Charts and diagrams as code:
● ● ● ● ● ● ●
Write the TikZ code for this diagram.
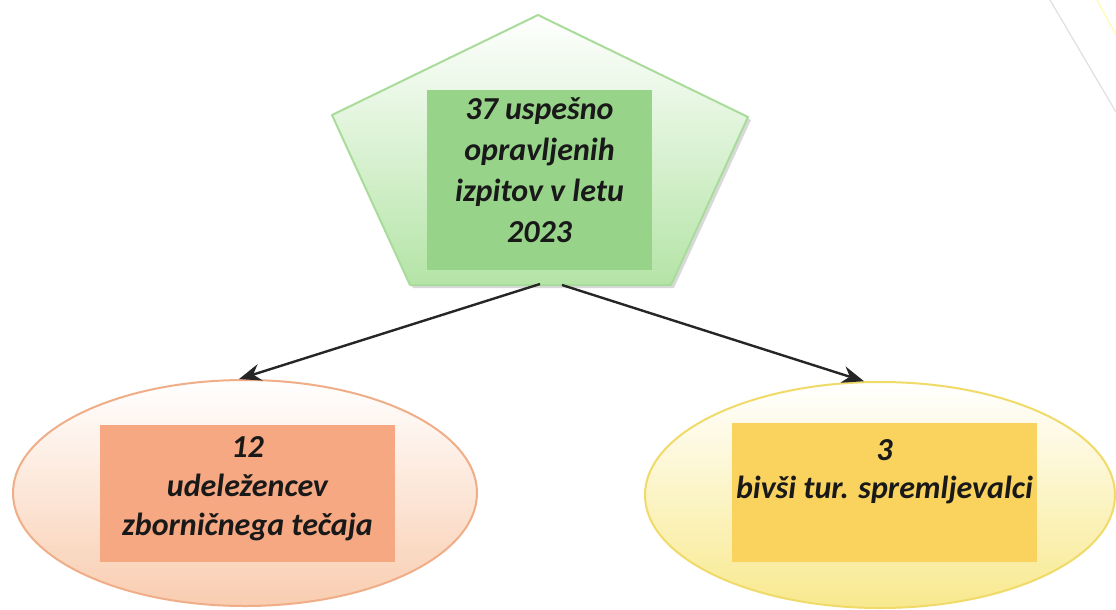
\documentclass[tikz,border=0pt]{standalone}
\usepackage{fontspec}
\setmainfont{Carlito}
\usetikzlibrary{shapes.geometric,arrows.meta,shadows}
\definecolor{gboxc}{HTML}{98D38A}
\definecolor{gedge}{HTML}{A9DC9B}
\definecolor{gfill}{HTML}{B4E4A6}
\definecolor{oboxc}{HTML}{F5A882}
\definecolor{oedge}{HTML}{F0AE88}
\definecolor{ofill}{HTML}{F9CDB0}
\definecolor{yboxc}{HTML}{F9D35E}
\definecolor{yedge}{HTML}{F0DA68}
\definecolor{yfill}{HTML}{F8E98E}
\tikzset{
  x=1pt,y=-1pt,
  lbl/.style={font=\fontsize{32}{41}\selectfont\bfseries\itshape, align=center, text=black!90, inner sep=0pt},
  boxr/.style={rectangle, draw=none, inner sep=0pt},
  oval/.style={ellipse, draw, line width=2pt, inner sep=0pt, minimum width=464pt, minimum height=226pt},
  conn/.style={line width=2.4pt, draw=black!85, -{Stealth[length=22pt,width=17pt]}},
}
\begin{document}
\begin{tikzpicture}
\useasboundingbox (0,0) rectangle (1116,610);
\fill[white] (0,0) rectangle (1116,610);
% faint corner lines
\draw[black!12, line width=1.2pt] (1050,0) -- (1116,112);
\draw[yellow!30, line width=1.2pt] (1097,0) -- (1116,35);
% pentagon
\coordinate (pt) at (538,15);
\coordinate (pr) at (748,117);
\coordinate (pbr) at (671,285);
\coordinate (pbl) at (410,285);
\coordinate (pl) at (332,115);
\fill[black!15] ([shift={(3,3)}]pt) -- ([shift={(3,3)}]pr) -- ([shift={(3,3)}]pbr) -- ([shift={(3,3)}]pbl) -- ([shift={(3,3)}]pl) -- cycle;
\shade[top color=white, middle color=white!85!gfill, bottom color=gfill, draw=gedge, line width=2pt, line join=round]
  (pt) -- (pr) -- (pbr) -- (pbl) -- (pl) -- cycle;
\node[boxr, fill=gboxc, minimum width=225pt, minimum height=180pt] (gbox) at (539.5,180) {};
\node[lbl] (gtext) at (539.5,170) {37 uspešno\\opravljenih\\izpitov v letu\\2023};
% ellipses
\node[oval, draw=oedge, top color=white, middle color=white!85!ofill, bottom color=ofill] (e1) at (245,493) {};
\node[boxr, fill=oboxc, minimum width=295pt, minimum height=137pt] (obox) at (247.5,493.5) {};
\node[lbl, font=\fontsize{32}{39}\selectfont\bfseries\itshape] (otext) at (247.5,489) {12\\udeležencev\\zborničnega tečaja};
\node[oval, draw=yedge, top color=white, middle color=white!80!yfill, bottom color=yfill, minimum width=470pt] (e2) at (880,495) {};
\node[boxr, fill=yboxc, minimum width=305pt, minimum height=139pt] (ybox) at (884.5,492.5) {};
\node[lbl, font=\fontsize{32}{38}\selectfont\bfseries\itshape] (ytext) at (884.5,472) {3\\bivši tur. spremljevalci};
% connectors
\coordinate (p1) at (540,284);
\coordinate (p2) at (562,285);
\draw[conn] (p1) -- (e1.93);
\draw[conn] (p2) -- (e2.98);
\end{tikzpicture}
\end{document}
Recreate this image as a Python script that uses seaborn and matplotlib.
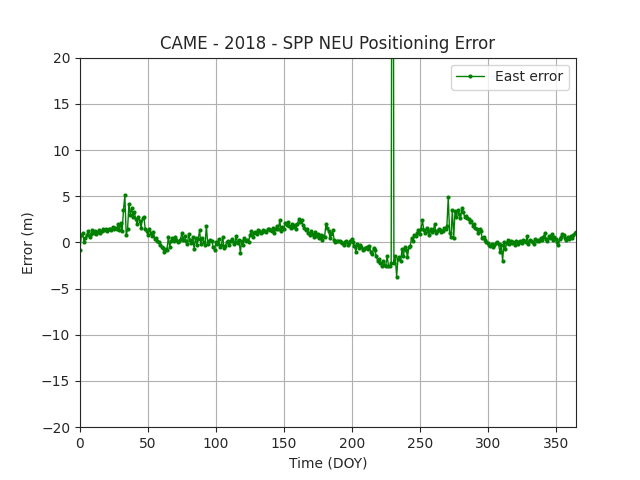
import matplotlib
matplotlib.use("Agg")
import matplotlib.pyplot as plt
import numpy as np
import pandas as pd
import seaborn as sns

east_error = [
    -0.8, 0.8, 1.0, 0.0, 0.5, 0.8, 1.2, 0.6, 0.9, 1.3,
    1.0, 1.2, 0.9, 1.1, 1.3, 1.0, 1.2, 1.4, 1.3, 1.5,
    1.2, 1.4, 1.5, 1.3, 1.7, 1.5, 1.6, 1.4, 2.0, 1.3,
    2.1, 1.2, 3.5, 5.1, 0.8, 1.4, 4.2, 3.0, 3.7, 2.8,
    3.3, 2.5, 2.0, 2.8, 2.3, 1.6, 2.6, 2.7, 1.5, 1.2,
    0.8, 1.5, 1.0, 0.7, 1.1, 0.4, 0.5, 0.2, 0.0, -0.3,
    -0.5, -0.6, -1.0, -0.7, -0.8, 0.6, -0.5, 0.2, 0.5, 0.1,
    0.6, 0.3, 0.0, 0.2, 0.4, 1.0, 0.3, 0.7, 0.2, -0.2,
    0.9, 0.3, -0.1, 0.6, -0.7, 0.5, -0.3, 0.4, 1.3, -0.2,
    0.5, 0.0, -0.3, 1.8, -0.2, 0.1, 0.3, 0.2, -0.5, -0.8,
    0.0, -0.2, 0.4, -0.5, -0.3, 0.6, -0.6, -0.4, 0.0, 0.1,
    -0.3, 0.2, 0.4, -0.2, 0.0, 0.7, -0.1, 0.3, -1.1, 0.2,
    -0.3, 0.5, 0.1, 0.3, 0.0, 0.8, 1.2, 0.6, 1.0, 1.1,
    0.9, 1.3, 1.2, 1.0, 1.1, 1.3, 1.2, 1.1, 1.4, 1.5,
    1.3, 1.2, 1.6, 1.0, 1.5, 1.8, 1.4, 2.4, 1.2, 1.7,
    1.5, 2.1, 1.9, 2.2, 1.8, 1.6, 2.0, 1.7, 1.9, 1.5,
    2.0, 2.5, 2.2, 2.4, 1.9, 1.6, 1.3, 1.5, 1.0, 0.8,
    1.2, 0.9, 0.6, 1.1, 0.7, 0.9, 0.5, 0.8, 0.3, 0.7,
    0.6, 2.0, 1.6, 1.2, 0.5, 0.9, 1.3, 0.3, 0.0, 0.2,
    0.1, 0.2, 0.0, -0.1, -0.3, 0.0, 0.2, -0.3, -0.1, 0.1,
    0.4, 0.0, -0.4, -1.0, -0.2, -0.6, -0.3, -0.5, -0.8, -0.7,
    -0.6, -0.5, -0.7, -0.4, -1.0, -1.3, -0.6, -0.8, -1.5, -2.0,
    -1.8, -2.2, -2.5, -2.0, -2.4, -2.5, -1.5, -2.5, -2.6, -2.2,
    80.0, -2.2, -1.5, -3.7, -1.8, -1.6, -2.0, -0.7, -1.5, -0.5,
    -0.8, -1.6, -0.5, -0.4, 0.5, 0.1, 0.8, 0.7, 1.0, 1.3,
    0.9, 1.5, 2.4, 1.3, 1.0, 1.6, 1.2, 0.8, 1.4, 1.1,
    1.3, 2.0, 1.0, 1.2, 1.5, 1.3, 1.1, 1.2, 1.6, 1.4,
    1.8, 4.9, 1.0, 0.6, 3.5, 0.5, 3.4, 2.8, 3.5, 3.1,
    2.6, 3.7, 3.3, 2.8, 2.9, 2.6, 2.5, 2.2, 2.3, 1.8,
    2.0, 1.6, 1.5, 1.0, 1.4, 1.2, 0.5, 0.6, 0.3, 0.0,
    -0.1, -0.3, -0.4, -0.2, -0.5, -0.3, -0.1, 0.0, -0.2, -1.0,
    -0.3, -2.0, 0.0, -0.7, -0.1, 0.3, -0.2, 0.1, -0.1, 0.0,
    -0.3, 0.2, -0.2, 0.0, 0.1, -0.1, 0.3, 0.2, 0.0, 0.7,
    -0.2, 0.3, 0.1, 0.0, -0.2, 0.4, 0.2, 0.3, 0.1, 0.5,
    0.3, 0.6, 1.0, 0.4, 0.2, 0.7, 0.5, 0.9, 0.3, 0.6,
    0.4, 0.0, -0.3, 0.4, 0.6, 0.9, 0.8, 0.5, 0.3, 0.6,
    0.4, 0.7, 0.5, 0.8, 1.0, 1.1,
]
doy = np.arange(len(east_error))

df = pd.DataFrame({"doy": doy, "east": east_error})

sns.set_style("ticks")
fig, ax = plt.subplots(figsize=(6.4, 4.8), dpi=100)
sns.lineplot(data=df, x="doy", y="east", ax=ax, color="green", marker="o",
             markersize=3, markeredgewidth=0, linewidth=1, label="East error")
ax.set_xlim(0, 365)
ax.set_ylim(-20, 20)
ax.set_yticks(np.arange(-20, 21, 5))
ax.grid(True, color="#b0b0b0", linewidth=0.8)
ax.set_title("CAME - 2018 - SPP NEU Positioning Error")
ax.set_xlabel("Time (DOY)")
ax.set_ylabel("Error (m)")
ax.legend(loc="upper right")
fig.savefig("out.png")
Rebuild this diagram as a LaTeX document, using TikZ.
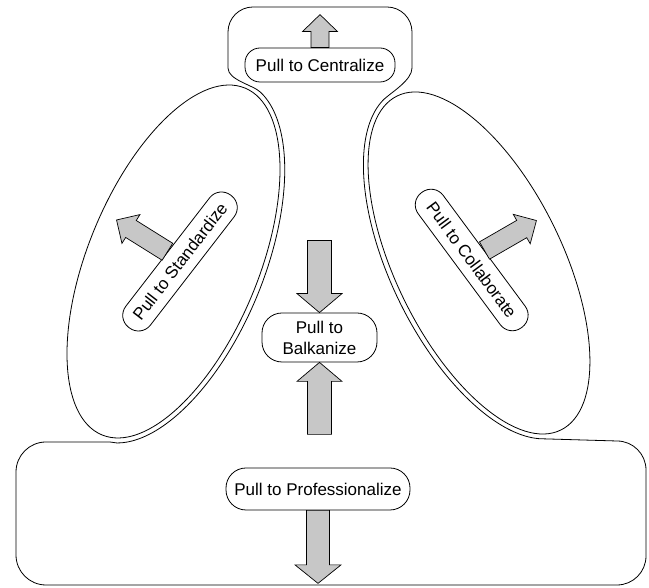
\documentclass[tikz,border=0pt]{standalone}
\usepackage{fontspec}
\setmainfont{Liberation Sans}

% block arrow: #1 start point, #2 direction, #3 length, #4 shaft half width,
% #5 head half width, #6 head length
\newcommand{\blockarrow}[6]{%
  \begin{scope}[shift={#1}, rotate=#2]
    \draw[barrow] (0,-#4) -- ({#3-#6},-#4) -- ({#3-#6},-#5) -- (#3,0)
      -- ({#3-#6},#5) -- ({#3-#6},#4) -- (0,#4) -- cycle;
  \end{scope}}

\tikzset{
  pill/.style={draw, line width=0.8pt, fill=white, rounded corners=#1,
    align=center, inner sep=0pt, font=\fontsize{17}{21}\selectfont},
  pill/.default=15pt,
  barrow/.style={draw, line width=0.7pt, fill=black!22, line join=miter},
  region/.style={draw, line width=0.8pt, line join=round}
}

\begin{document}
\begin{tikzpicture}[x=1pt, y=1pt]
\useasboundingbox (0,0) rectangle (649,588);

% the two tilted ellipses
\draw[region, rotate around={67.6:(173.5,326.5)}] (173.5,326.5) ellipse [x radius=187.6, y radius=85.4];
\draw[region, rotate around={116.1:(479,325)}] (479,325) ellipse [x radius=186, y radius=83.4];

% one continuous contour: top box, inner sides of the ellipses, bottom box
\draw[region]
  (228,520) -- (228,556) arc[start angle=180, end angle=90, radius=25]
  -- (387,581) arc[start angle=90, end angle=0, radius=25]
  -- (412,520) .. controls (412,508) and (392,496) .. (384.8,489.4)
  -- plot[domain=8:167.6, samples=90, variable=\t]
     ({479 + 191*cos(\t)*(-0.440) + 88.4*sin(\t)*(-0.898)},
      {325 + 191*cos(\t)*0.898 + 88.4*sin(\t)*(-0.440)})
  -- (617,147) arc[start angle=90, end angle=0, radius=29]
  -- (646,32) arc[start angle=0, end angle=-90, radius=29]
  -- (46,3) arc[start angle=270, end angle=180, radius=30]
  -- (16,116) arc[start angle=180, end angle=90, radius=30]
  -- (110,146)
  -- plot[domain=-169.4:-10, samples=90, variable=\t]
     ({173.5 + 192.6*cos(\t)*0.381 + 90.4*sin(\t)*(-0.925)},
      {326.5 + 192.6*cos(\t)*0.925 + 90.4*sin(\t)*0.381})
  .. controls (253,503) and (228,508) .. (228,520) -- cycle;

% labelled pulls
\node[pill, minimum width=150pt, minimum height=34pt] (cen) at (320,523) {Pull to Centralize};
\node[pill=20pt, minimum width=115pt, minimum height=49pt] (bal) at (319.5,250.5) {Pull to\\Balkanize};
\node[pill=20pt, minimum width=184pt, minimum height=42pt] (pro) at (318,99) {Pull to Professionalize};
\node[pill, rotate=52.3, minimum width=167pt, minimum height=31pt] (std) at (180,326.5) {Pull to Standardize};
\node[pill, rotate=-53.5, minimum width=168pt, minimum height=31pt] (col) at (471.7,328) {Pull to Collaborate};

% block arrows
\blockarrow{(cen.north)}{90}{33}{9}{17.5}{17}
\blockarrow{([yshift=72pt]bal.north)}{-90}{72}{12}{22.5}{19}
\blockarrow{([yshift=-72pt]bal.south)}{90}{72}{12}{22.5}{19}
\blockarrow{(pro.south)}{-90}{73}{11.5}{23}{18.5}
\blockarrow{(std.north)}{148}{60}{10}{17}{17}
\blockarrow{(col.north)}{30}{60}{10}{17}{17}
\end{tikzpicture}
\end{document}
● ● ● ● ● ● ●
• _What needs to be done_
Leave the pictures out and copy exactly the lines from the one with "Recreate this image" to the one with "import seaborn as sns", both included.

• _Written solution_
Recreate this image as a Python script that uses seaborn and matplotlib.
import matplotlib
matplotlib.use("Agg")
import matplotlib.pyplot as plt
import numpy as np
import pandas as pd
import seaborn as sns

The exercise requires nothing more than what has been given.